ECOE community fund awards showcase Exeter’s commitment to saving energy and fighting fuel poverty

ECOE community fund awards showcase Exeter’s commitment to saving energy and fighting fuel poverty

 

Exeter Community Energy (ECOE) is proud to support local people save energy and fight fuel poverty through our community fund – but this year, the applicants made our life extremely difficult. We had four proposals aiming to inspire children, make energy supplies cleaner and cheaper, and transform how we power our buildings and vehicles. They were hard to choose between, and together they asked for almost three times the £4,100 available from our solar PV generation.

  • Pinhoe Road Baptist Church wanted around £3,000 for more efficient LED lighting for its main hall. The church serves a relatively low income area and needs refurbishment, but doesn’t get funding from the Baptist Union. Funding the lighting would cut their energy bills, helping the environment and their finances.
  • The Music In Devon Initiative (MIDI) wanted £2,750 to put solar PV panels on its home at Tazma Studios in Pinhoe to help cut its high energy bills. The studio hosts various community music efforts, including some involving poor and home-schooled children. Again, funding the panels would help the environment and their finances.
  • Art and Energy wanted at least £1,373 to start running workshops, with a strong emphasis on children, teaching people to build their own solar phone and gadget chargers. This inspiring hands-on on approach would not just reduce energy consumption, it would be more effective in getting people to engage with renewable energy. Another £1,880 would enable them to offer free places to people who can’t afford to come, and help with their promotion.
  • Finally, the Estuary League of Friends wanted £2,448 for a community electric vehicle charge point for Topsham at their new community centre and library building, Nancy Potter House. In the first instance this would provide a service to all electric vehicle makes, other than Tesla, in the underserved area south of central Exeter. But in the future the Estuary League of Friends aims to get electric transportation to decarbonise the 100,000 miles’ worth of rides per year it provides.

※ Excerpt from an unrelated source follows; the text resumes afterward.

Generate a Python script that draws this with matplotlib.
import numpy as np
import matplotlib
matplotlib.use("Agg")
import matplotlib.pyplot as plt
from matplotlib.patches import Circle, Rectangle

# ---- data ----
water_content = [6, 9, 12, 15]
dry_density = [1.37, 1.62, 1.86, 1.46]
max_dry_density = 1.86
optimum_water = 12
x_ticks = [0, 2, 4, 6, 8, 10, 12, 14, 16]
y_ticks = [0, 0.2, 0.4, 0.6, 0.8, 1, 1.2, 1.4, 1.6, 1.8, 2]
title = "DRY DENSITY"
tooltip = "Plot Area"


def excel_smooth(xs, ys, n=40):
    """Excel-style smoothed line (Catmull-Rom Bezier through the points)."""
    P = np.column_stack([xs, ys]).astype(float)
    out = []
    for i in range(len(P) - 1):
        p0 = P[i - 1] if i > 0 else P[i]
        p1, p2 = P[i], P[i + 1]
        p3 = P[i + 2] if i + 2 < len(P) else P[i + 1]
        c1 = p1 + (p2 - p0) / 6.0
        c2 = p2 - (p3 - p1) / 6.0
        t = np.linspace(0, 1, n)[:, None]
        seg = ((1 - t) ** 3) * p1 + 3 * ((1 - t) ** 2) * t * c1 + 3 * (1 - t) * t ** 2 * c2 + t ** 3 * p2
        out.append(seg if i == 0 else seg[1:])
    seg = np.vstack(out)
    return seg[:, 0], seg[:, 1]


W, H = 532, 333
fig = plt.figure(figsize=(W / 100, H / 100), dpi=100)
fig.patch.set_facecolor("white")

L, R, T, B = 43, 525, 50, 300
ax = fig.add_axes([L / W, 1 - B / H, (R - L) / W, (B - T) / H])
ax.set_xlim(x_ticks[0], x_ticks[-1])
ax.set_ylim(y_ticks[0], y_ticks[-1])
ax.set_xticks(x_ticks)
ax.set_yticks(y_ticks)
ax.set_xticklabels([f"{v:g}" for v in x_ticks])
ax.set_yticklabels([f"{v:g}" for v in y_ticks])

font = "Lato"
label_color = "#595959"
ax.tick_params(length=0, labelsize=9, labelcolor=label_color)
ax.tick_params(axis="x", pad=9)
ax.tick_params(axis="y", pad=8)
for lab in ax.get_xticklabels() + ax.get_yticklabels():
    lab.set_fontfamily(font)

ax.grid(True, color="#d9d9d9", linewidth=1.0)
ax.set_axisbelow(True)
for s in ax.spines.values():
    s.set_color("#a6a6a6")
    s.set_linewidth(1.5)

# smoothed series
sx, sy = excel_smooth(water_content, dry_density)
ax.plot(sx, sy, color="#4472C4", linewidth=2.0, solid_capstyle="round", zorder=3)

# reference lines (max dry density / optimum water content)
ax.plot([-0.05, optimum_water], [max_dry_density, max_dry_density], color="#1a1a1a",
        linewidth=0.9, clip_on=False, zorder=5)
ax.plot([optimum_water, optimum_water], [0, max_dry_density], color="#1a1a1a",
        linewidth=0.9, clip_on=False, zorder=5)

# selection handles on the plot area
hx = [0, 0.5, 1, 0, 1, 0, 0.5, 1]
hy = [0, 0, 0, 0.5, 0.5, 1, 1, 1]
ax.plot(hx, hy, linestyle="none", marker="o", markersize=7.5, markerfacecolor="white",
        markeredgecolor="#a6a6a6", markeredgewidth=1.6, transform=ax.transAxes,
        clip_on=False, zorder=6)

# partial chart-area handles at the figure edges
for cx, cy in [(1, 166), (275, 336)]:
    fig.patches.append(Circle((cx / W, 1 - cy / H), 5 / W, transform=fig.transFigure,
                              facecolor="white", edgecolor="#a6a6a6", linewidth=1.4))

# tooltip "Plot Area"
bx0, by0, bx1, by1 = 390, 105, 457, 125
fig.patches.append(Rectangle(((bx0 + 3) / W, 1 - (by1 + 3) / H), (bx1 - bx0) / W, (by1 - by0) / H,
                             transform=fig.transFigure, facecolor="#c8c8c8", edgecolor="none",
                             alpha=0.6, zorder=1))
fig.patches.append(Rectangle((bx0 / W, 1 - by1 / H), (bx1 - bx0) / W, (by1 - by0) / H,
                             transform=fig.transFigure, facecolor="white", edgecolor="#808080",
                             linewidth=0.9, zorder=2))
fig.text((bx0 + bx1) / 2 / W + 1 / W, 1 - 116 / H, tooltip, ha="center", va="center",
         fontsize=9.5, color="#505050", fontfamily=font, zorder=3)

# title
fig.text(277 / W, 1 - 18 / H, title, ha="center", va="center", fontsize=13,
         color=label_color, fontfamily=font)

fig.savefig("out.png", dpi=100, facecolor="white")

All the applicants participated in our collaborative allocation process, ably facilitated by our founding director Gill Wyatt, as well as ECOE members and directors. Each applicant had clear merits, and not being able to fund them fully we had to make tough choices. ‘It was not easy reaching a collective decision about how to allocate the funds,’ says Patrick Devine-Wright, ECOE’s chairperson. ‘More than one applicant volunteered to withdraw in order to maximise allocation to other applicants. That showed tangibly how the inclusive and collective spirit was much in evidence.’

Together, we awarded Art and Energy £1,400, the total amount of their lower request, and the remainder was divided equally between the other applicants. The exciting thing about participative processes is that there is space for the unexpected, and that’s exactly what we got. An ECOE member amazingly identified a source of free second-hand solar panels that could enable MIDI to proceed with their installation despite receiving less money than they asked for. Overall ECOE’s positivity – and how well our collaborative event brought people together to share ideas – was plain to see.